Request and obtain audited financial statements from those with whom you invest and research the audit firm. It doesn’t have to be a national firm with thousands of offices. There are many qualified, good local and regional firms. And you should research the accounting firm’s reputation and resources by visiting the firm’s Web site or the Web site of the American Institute of Certified Public Accountants (AICPA) at www.aicpa.org. The AICPA maintains a database of those firms that have gone through the peer review process — a process designed to enhance the quality of accounting, auditing and attestation services performed by public accounting firms. You can also visit your state’s board of public accountancy (for Texas, the Web site is www.tsbpa.state.tx.us). There, you can search for the firm and individuals from the firm to verify they are registered with the state’s Board of Public Accountancy and discover if there are any disciplinary actions pending or previously taken against them.

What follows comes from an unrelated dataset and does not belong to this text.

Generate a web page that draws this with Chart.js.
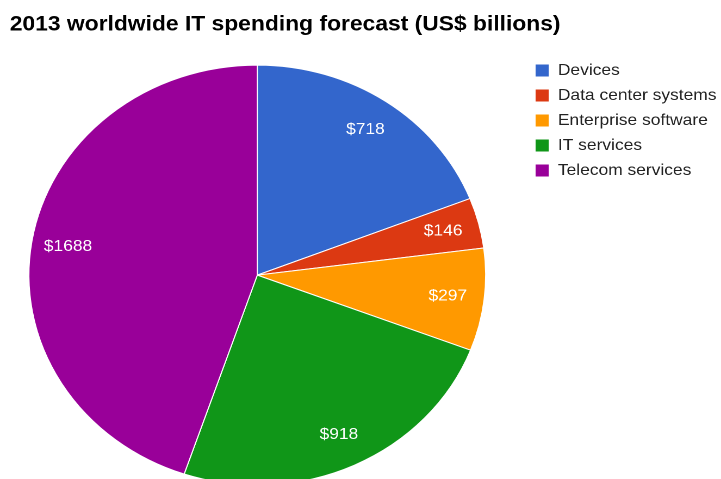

Why is checking out the auditing firm so important?
Madoff’s auditor was Friehling and Horowitz, a three-person firm that was auditing billions of dollars. Stanford’s auditor was CAS Hewlett & Co., a tiny accounting firm with an office above a hair salon in London and a second office in Antigua — two rooms containing an old telephone book and a typewriter. If the audit firm and the scope of the work to be done don’t match (or if there aren’t any computers around), that’s a sign that something is wrong. If you can’t trust the auditing firm, how can you trust the businesses they’re auditing?
What other things should investors watch in today’s market?
Fraud is hard to detect on the outside, and usually when you do find it, it’s too late. However, you can take steps to prevent fraud. Always exercise proper due diligence. Monitor your investments before, during and after you contribute to them. As stated earlier, fully understand your investments, your advisers and the companies that audit your advisers. Don’t fall for the latest ‘get-rich-quick’ investment. The best investments are well planned and come to fruition over time. Understand your investment time horizons and the amount of risk you are willing and able to take.
Finally, don’t try to invest alone. Even if you are well versed in financial and business markets, it doesn’t hurt to seek advice from a trusted CPA and/or attorney.